In my implementation cutting GS didn't improve performance. Tho, I wrote it in Rust and then the compiler really weirdly optimize for cache misses in a not predictable manner; it mattered way too much where I put functionally equivalent code (do A, then so B wasn't the same as do B, then do A, for the most trivial and independent things).

ganafagol · on April 23, 2021

This article does not actually get anywhere with the "formal verification" part. The authors dumps it into a bounded model checker, observes that it does not work and then does some crude manual bounded loop unrolling. Does this increase confidence in the algorithm? Not sure.

rurban · on April 24, 2021

Then you missed the point that CBMC is a formal verification tool (the best practical one btw), which also does bounded model checking. But it has of course its limitations, esp. with unbounded models, such as linked lists or recursion.

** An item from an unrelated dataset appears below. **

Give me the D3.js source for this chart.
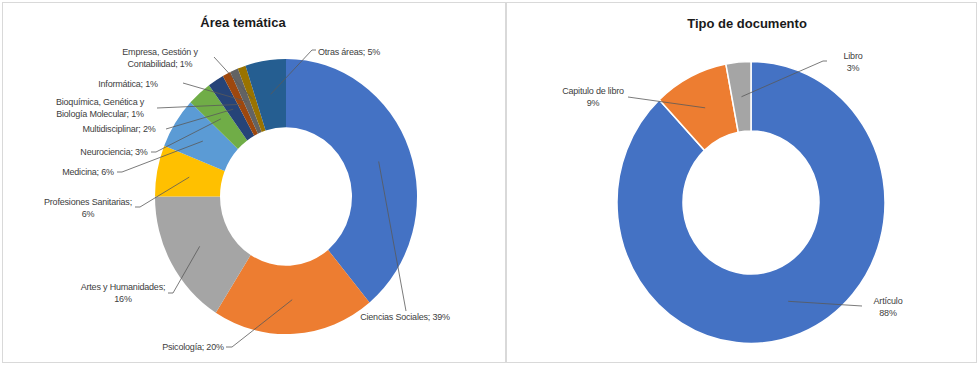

Here he explains how to overcome its limitations in one case. A likely bug in the loop unroller. With --unwind N you can tell CBMC how far to unroll automatically, and --depth is for recursion. In this case he just unrolled it manually. Note: should check if it works out of the box with a current version. CBMC is getting better and better lately.

I often use satabs then, which doesn't struggle with unbounded models, but has other limitations.

faeyanpiraat · on April 23, 2021

Where is this knowledge useful? Will I ever benefit from going into this rabbit hole as a web developer?